Prenons l’exemple de Ladislav Sedivý, qui joue Lada. Nous l’avons rencontré à l’école du village, il n’est pas professionnel, mais je dirais qu’il a un don. Il était capable de faire ressortir exactement ce que j’attendais de son personnage : la tension, l’agressivité… Il est souvent arrivé qu’il aide les acteurs à trouver les émotions adéquates pour telle ou telle scène.

 

Poursuivez-vous, avec « Country Teacher », une thématique que vous aviez déjà abordée dans vos deux premiers films ?

Oui, absolument. Je continue à développer le thème de la recherche de l’amour. Je ne sais pas parler d’autre chose ! Ces trois films font bloc ; ils m’apparaissent comme des étapes logiques dans mon processus de création.

Comment le cinéma tchèque se porte-t-il ?

La plupart des films tchèques se font avec peu de moyens, car le gouvernement ne débloque pas beaucoup de fonds pour le cinéma. Heureusement, certains réalisateurs arrivent encore à faire de grands films, mais il leur faut toujours trouver des co-producteurs. Trente films environ sont produits chaque année en République Tchèque, essentiellement des documentaires, ce qui n’est pas si mal. Mais on est loin des années 60, et de la nouvelle vague tchèque, lors de laquelle les réalisateurs travaillaient dans un climat beaucoup plus professionnel, ce qui se ressent dans leurs films. Aujourd’hui, il faut se battre. Je ne suis jamais sûr de pouvoir tourner mon prochain film, d’autant plus que mon nouveau projet se déroule au Xe siècle et devrait nécessiter un plus gros budget.

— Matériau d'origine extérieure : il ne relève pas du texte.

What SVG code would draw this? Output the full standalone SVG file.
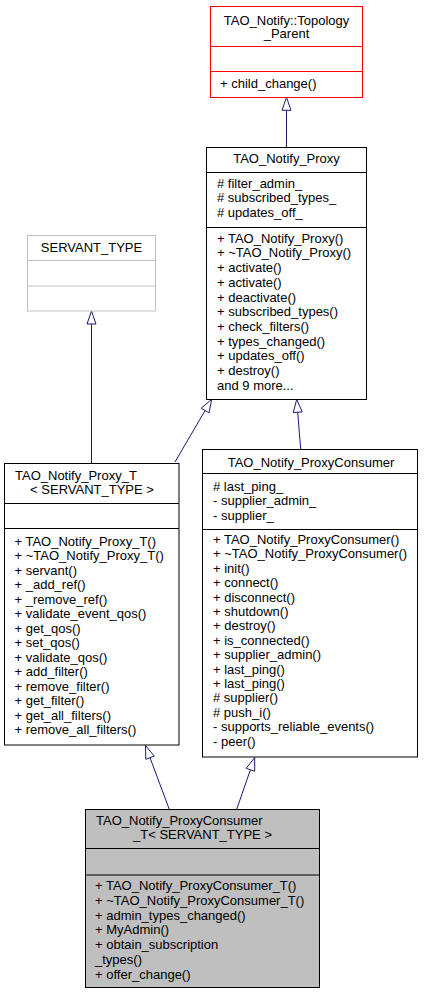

J’étais très heureux que mon premier film, Les abeilles sauvages, gagne des prix dans plusieurs festivals, dont celui de Rotterdam, car cela nous a permis de trouver des co-producteurs pour Something like happiness, dont Karl Baumgartner. Ce qui nous a plutôt réussi, puisque le film a gagné des prix à San Sebastian… ce qui nous a donné la possibilité de financer Country teacher  ! Et ainsi de suite. Ce film est en fait plus financé par l’Allemagne et la France que par la République Tchèque, car il était trop cher à produire pour mon pays.

Quels sont vos maîtres de cinéma ?

Beaucoup m’inspirent. Mais mes trois maîtres absolus sont Tarkovski, Fellini et Bergman. J’aime tout chez eux, et surtout leur identité très personnelle, qui ne ressemble à rien d’autre. Je trouve que c’est une vraie force pour un cinéaste de trouver son style, sa propre approche de la réalité et des scénarios : c’est ce qui rend les œuvres universelles et uniques. J’ai été très influencé par la nouvelle vague tchèque, bien sûr : Milos Forman, Ivan Passer, Jirí Menzel, Jan Nemec, Věra Chytilová… Ce sont mes parents de cinéma. Leur façon de penser est proche de la mienne.
Dans la nouvelle génération, j’aime Jim Jarmusch, Emir Kusturica, Aki Kaurismaki… Ils ont aussi une grande influence sur moi. Je crois qu’on ne peut jamais vraiment échapper à la conscience collective du cinéma. On n’est jamais seul, on utilise un langage commun dont l’utilisation évolue sans cesse.